## GOAL OF THE EXERCISE
Send back the entries below exactly as they appear.

--- --- ---

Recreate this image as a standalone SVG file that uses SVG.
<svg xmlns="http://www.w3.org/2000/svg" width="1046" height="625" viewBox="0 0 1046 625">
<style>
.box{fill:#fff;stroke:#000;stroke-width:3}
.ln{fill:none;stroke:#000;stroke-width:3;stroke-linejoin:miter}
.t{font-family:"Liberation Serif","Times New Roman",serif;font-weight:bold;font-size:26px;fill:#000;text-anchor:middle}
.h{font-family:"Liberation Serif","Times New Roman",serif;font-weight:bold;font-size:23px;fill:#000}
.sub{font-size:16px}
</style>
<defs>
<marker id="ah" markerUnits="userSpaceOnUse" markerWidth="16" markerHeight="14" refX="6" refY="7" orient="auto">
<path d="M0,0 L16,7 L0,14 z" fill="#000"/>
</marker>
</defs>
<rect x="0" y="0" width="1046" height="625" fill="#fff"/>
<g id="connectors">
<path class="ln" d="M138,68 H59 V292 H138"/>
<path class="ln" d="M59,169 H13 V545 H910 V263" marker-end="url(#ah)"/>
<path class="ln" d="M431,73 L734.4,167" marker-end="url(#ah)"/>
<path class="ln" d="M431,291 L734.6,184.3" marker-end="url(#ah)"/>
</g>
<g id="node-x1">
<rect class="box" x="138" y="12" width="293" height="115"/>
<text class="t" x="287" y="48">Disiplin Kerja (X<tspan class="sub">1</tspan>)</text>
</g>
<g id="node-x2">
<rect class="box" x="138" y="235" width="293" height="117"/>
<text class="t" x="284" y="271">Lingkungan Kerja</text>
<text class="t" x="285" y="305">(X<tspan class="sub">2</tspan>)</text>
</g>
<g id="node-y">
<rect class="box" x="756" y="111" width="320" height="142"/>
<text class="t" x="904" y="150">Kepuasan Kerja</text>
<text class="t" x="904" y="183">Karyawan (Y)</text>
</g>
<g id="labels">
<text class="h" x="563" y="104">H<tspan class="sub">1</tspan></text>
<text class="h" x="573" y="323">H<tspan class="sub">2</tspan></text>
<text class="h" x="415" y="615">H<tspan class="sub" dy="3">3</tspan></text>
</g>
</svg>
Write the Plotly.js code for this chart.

--- --- ---

## RESULT OF THIS TASK
Recreate this image as a standalone SVG file that uses SVG.
<svg xmlns="http://www.w3.org/2000/svg" width="1046" height="625" viewBox="0 0 1046 625">
<style>
.box{fill:#fff;stroke:#000;stroke-width:3}
.ln{fill:none;stroke:#000;stroke-width:3;stroke-linejoin:miter}
.t{font-family:"Liberation Serif","Times New Roman",serif;font-weight:bold;font-size:26px;fill:#000;text-anchor:middle}
.h{font-family:"Liberation Serif","Times New Roman",serif;font-weight:bold;font-size:23px;fill:#000}
.sub{font-size:16px}
</style>
<defs>
<marker id="ah" markerUnits="userSpaceOnUse" markerWidth="16" markerHeight="14" refX="6" refY="7" orient="auto">
<path d="M0,0 L16,7 L0,14 z" fill="#000"/>
</marker>
</defs>
<rect x="0" y="0" width="1046" height="625" fill="#fff"/>
<g id="connectors">
<path class="ln" d="M138,68 H59 V292 H138"/>
<path class="ln" d="M59,169 H13 V545 H910 V263" marker-end="url(#ah)"/>
<path class="ln" d="M431,73 L734.4,167" marker-end="url(#ah)"/>
<path class="ln" d="M431,291 L734.6,184.3" marker-end="url(#ah)"/>
</g>
<g id="node-x1">
<rect class="box" x="138" y="12" width="293" height="115"/>
<text class="t" x="287" y="48">Disiplin Kerja (X<tspan class="sub">1</tspan>)</text>
</g>
<g id="node-x2">
<rect class="box" x="138" y="235" width="293" height="117"/>
<text class="t" x="284" y="271">Lingkungan Kerja</text>
<text class="t" x="285" y="305">(X<tspan class="sub">2</tspan>)</text>
</g>
<g id="node-y">
<rect class="box" x="756" y="111" width="320" height="142"/>
<text class="t" x="904" y="150">Kepuasan Kerja</text>
<text class="t" x="904" y="183">Karyawan (Y)</text>
</g>
<g id="labels">
<text class="h" x="563" y="104">H<tspan class="sub">1</tspan></text>
<text class="h" x="573" y="323">H<tspan class="sub">2</tspan></text>
<text class="h" x="415" y="615">H<tspan class="sub" dy="3">3</tspan></text>
</g>
</svg>
Write the Plotly.js code for this chart.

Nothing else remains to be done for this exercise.